» **WHAT YOU SHOULD DO**: Copy out every line in which the string "chart" occurs.

:::

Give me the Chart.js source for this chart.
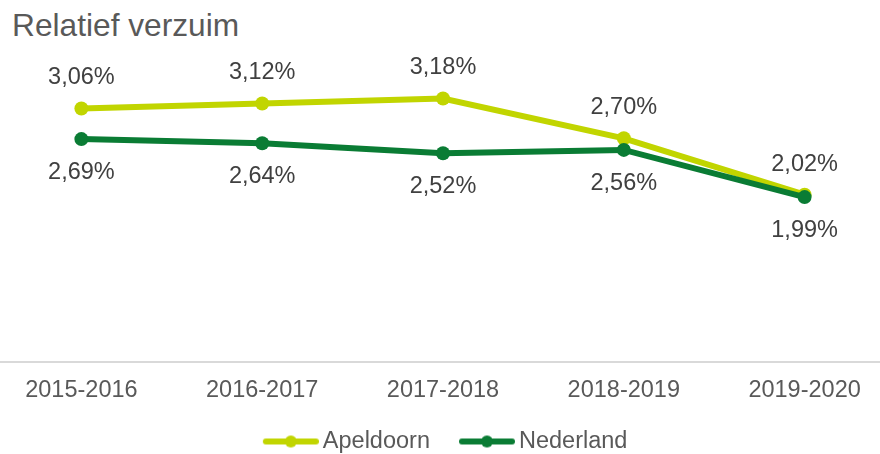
<!DOCTYPE html>
<html lang="nl">
<head>
<meta charset="UTF-8">
<title>Relatief verzuim</title>
<script src="https://cdn.jsdelivr.net/npm/chart.js"></script>
<style>
  html, body { margin: 0; padding: 0; background: #fff; overflow: hidden; }
  body { width: 880px; height: 454px; position: relative; font-family: "Liberation Sans", Arial, sans-serif; }
  .title { position: absolute; left: 12px; top: 7px; font-size: 31.7px; color: #595959; white-space: nowrap; }
  /* canvas is a bit wider than the window so the category bands line up with the original */
  #chart { position: absolute; left: -16px; top: 0; }
</style>
</head>
<body>
<div class="title">Relatief verzuim</div>
<canvas id="chart" width="918" height="454"></canvas>
<script>
const years = ['2015-2016', '2016-2017', '2017-2018', '2018-2019', '2019-2020'];
const apeldoorn = [3.06, 3.12, 3.18, 2.70, 2.02];
const nederland = [2.69, 2.64, 2.52, 2.56, 1.99];
const seriesNames = ['Apeldoorn', 'Nederland'];

const lightGreen = '#c1d500';
const darkGreen = '#0a7c34';
const font = '"Liberation Sans", Arial, sans-serif';

// line + dot icon for the legend (left part of the image is left empty as spacing)
function legendIcon(color) {
  const c = document.createElement('canvas');
  c.width = 68; c.height = 16;
  const g = c.getContext('2d');
  g.strokeStyle = color;
  g.lineWidth = 6;
  g.lineCap = 'round';
  g.beginPath(); g.moveTo(15, 8); g.lineTo(65, 8); g.stroke();
  g.fillStyle = color;
  g.beginPath(); g.arc(40, 8, 6, 0, Math.PI * 2); g.fill();
  return c;
}

// value labels: Apeldoorn above the points, Nederland below
const valueLabels = {
  id: 'valueLabels',
  afterDatasetsDraw(chart) {
    const ctx = chart.ctx;
    ctx.save();
    ctx.font = '23.5px ' + font;
    ctx.fillStyle = '#404040';
    ctx.textAlign = 'center';
    ctx.textBaseline = 'middle';
    chart.data.datasets.forEach((ds, i) => {
      const meta = chart.getDatasetMeta(i);
      const dy = i === 0 ? -30.5 : 33.5;
      meta.data.forEach((pt, j) => {
        const txt = ds.data[j].toFixed(2).replace('.', ',') + '%';
        ctx.fillText(txt, pt.x, pt.y + dy);
      });
    });
    ctx.restore();
  }
};

new Chart(document.getElementById('chart'), {
  type: 'line',
  data: {
    labels: years,
    datasets: [
      {
        label: seriesNames[0],
        data: apeldoorn,
        borderColor: lightGreen,
        backgroundColor: lightGreen,
        borderWidth: 6,
        pointRadius: 7,
        pointHoverRadius: 7,
        pointBorderWidth: 0,
        order: 1
      },
      {
        label: seriesNames[1],
        data: nederland,
        borderColor: darkGreen,
        backgroundColor: darkGreen,
        borderWidth: 6,
        pointRadius: 7,
        pointHoverRadius: 7,
        pointBorderWidth: 0,
        order: 0
      }
    ]
  },
  options: {
    responsive: false,
    animation: false,
    layout: { padding: { top: 72, bottom: 0, left: 0, right: 0 } },
    scales: {
      x: {
        offset: true,
        grid: { display: false, drawTicks: false },
        border: { display: true, color: '#d9d9d9', width: 2 },
        ticks: { padding: 14, color: '#595959', font: { family: font, size: 23.5 } },
        afterFit(s) { s.height = 43; }
      },
      y: {
        display: false,
        min: 0,
        max: 3.5
      }
    },
    plugins: {
      title: { display: false },
      tooltip: { enabled: false },
      legend: {
        position: 'bottom',
        maxHeight: 49,
        labels: {
          usePointStyle: true,
          pointStyleWidth: 52.5,
          padding: 24.75,
          color: '#595959',
          font: { family: font, size: 23.5 },
          generateLabels(chart) {
            return chart.data.datasets.map((ds, i) => ({
              text: ds.label,
              pointStyle: legendIcon(ds.borderColor),
              fillStyle: ds.borderColor,
              strokeStyle: ds.borderColor,
              lineWidth: 0,
              hidden: false,
              datasetIndex: i,
              fontColor: '#595959'
            }));
          }
        }
      }
    }
  },
  plugins: [valueLabels]
});
</script>
</body>
</html>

:::

» **ANSWER FOR THE TASK**:
Give me the Chart.js source for this chart.
<script src="https://cdn.jsdelivr.net/npm/chart.js"></script>
  #chart { position: absolute; left: -16px; top: 0; }
<canvas id="chart" width="918" height="454"></canvas>
  afterDatasetsDraw(chart) {
    const ctx = chart.ctx;
    chart.data.datasets.forEach((ds, i) => {
      const meta = chart.getDatasetMeta(i);
new Chart(document.getElementById('chart'), {
          generateLabels(chart) {
            return chart.data.datasets.map((ds, i) => ({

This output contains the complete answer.